#### Goal:
For the records below, say how many lines contain the string "script". Give the number only.

#### Entries provided:
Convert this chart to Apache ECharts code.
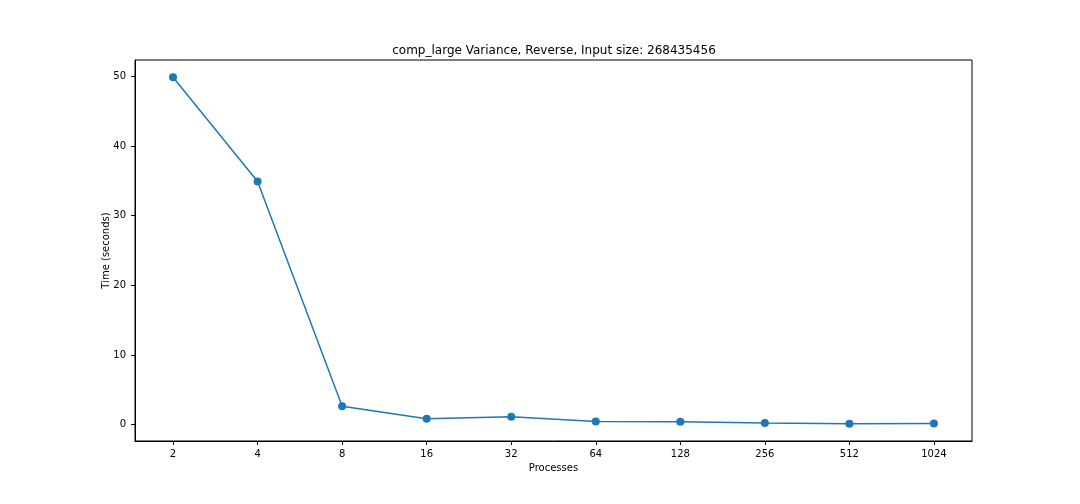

* * *

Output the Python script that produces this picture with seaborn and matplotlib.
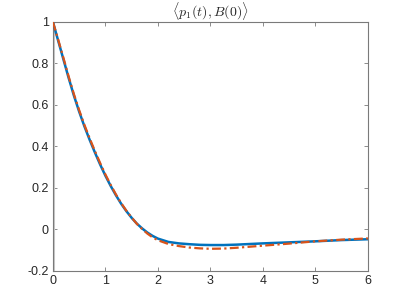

* * *

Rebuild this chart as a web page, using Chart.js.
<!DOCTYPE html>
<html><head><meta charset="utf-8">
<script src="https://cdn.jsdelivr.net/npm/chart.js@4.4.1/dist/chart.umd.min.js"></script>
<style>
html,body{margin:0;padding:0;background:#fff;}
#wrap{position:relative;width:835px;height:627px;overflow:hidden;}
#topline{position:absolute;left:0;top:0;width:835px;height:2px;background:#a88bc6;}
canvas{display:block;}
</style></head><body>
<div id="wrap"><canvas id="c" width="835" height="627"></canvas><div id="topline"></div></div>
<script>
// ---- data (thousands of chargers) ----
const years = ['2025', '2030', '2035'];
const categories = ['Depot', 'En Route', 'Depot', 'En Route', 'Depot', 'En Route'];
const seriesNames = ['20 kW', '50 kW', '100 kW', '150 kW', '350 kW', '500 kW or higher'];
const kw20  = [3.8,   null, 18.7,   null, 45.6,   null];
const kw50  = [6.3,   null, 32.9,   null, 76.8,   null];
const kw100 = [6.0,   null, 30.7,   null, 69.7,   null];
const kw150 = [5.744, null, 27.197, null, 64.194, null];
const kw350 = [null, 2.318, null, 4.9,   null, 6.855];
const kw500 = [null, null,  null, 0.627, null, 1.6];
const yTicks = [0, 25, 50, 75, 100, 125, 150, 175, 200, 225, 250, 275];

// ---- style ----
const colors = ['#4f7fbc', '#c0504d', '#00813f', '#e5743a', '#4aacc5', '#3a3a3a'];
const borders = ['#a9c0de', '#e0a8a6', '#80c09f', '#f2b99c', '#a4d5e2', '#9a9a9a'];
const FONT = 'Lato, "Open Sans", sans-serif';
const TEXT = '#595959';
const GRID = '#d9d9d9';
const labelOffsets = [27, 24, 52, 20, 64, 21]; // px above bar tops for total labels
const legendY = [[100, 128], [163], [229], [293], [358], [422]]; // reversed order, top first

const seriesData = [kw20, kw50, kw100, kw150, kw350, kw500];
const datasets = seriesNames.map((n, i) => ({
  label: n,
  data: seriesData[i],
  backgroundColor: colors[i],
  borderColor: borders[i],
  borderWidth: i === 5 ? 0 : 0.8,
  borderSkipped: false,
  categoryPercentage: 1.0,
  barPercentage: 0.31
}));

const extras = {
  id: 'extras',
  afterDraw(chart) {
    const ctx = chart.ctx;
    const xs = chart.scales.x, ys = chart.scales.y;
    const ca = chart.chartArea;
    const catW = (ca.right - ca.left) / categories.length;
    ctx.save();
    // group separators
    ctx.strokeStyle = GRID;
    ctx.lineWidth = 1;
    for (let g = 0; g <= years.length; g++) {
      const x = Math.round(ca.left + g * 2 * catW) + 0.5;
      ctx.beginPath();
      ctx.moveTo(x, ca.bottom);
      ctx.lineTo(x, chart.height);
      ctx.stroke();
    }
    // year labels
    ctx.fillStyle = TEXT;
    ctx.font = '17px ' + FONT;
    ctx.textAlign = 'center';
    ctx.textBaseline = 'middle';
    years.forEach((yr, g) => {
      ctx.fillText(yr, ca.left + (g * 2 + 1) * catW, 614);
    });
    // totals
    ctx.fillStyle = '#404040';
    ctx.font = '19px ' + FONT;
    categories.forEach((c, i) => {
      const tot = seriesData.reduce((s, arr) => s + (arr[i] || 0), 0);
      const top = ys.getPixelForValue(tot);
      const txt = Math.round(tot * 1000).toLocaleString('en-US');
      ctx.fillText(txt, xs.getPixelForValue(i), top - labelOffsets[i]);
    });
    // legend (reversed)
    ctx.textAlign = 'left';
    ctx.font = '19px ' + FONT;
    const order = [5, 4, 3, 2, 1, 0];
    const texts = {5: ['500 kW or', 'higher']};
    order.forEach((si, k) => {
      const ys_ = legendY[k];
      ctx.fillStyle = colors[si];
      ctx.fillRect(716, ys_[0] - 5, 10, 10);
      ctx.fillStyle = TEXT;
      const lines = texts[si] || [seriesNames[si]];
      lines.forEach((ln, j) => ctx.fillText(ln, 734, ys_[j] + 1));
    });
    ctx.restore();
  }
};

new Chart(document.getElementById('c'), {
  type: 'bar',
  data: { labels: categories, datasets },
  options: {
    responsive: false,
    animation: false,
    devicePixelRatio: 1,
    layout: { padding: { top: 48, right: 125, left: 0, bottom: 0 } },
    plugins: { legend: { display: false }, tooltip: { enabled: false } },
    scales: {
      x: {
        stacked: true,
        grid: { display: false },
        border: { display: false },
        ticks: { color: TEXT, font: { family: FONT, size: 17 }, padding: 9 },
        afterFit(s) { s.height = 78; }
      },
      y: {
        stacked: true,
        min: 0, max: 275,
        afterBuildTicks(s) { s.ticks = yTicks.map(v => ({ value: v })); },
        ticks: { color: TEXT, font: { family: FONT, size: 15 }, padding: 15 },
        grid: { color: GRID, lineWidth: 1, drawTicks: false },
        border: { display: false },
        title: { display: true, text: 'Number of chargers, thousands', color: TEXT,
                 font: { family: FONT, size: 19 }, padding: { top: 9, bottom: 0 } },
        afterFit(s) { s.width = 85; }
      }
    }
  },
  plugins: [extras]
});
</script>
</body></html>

#### Finished answer:
4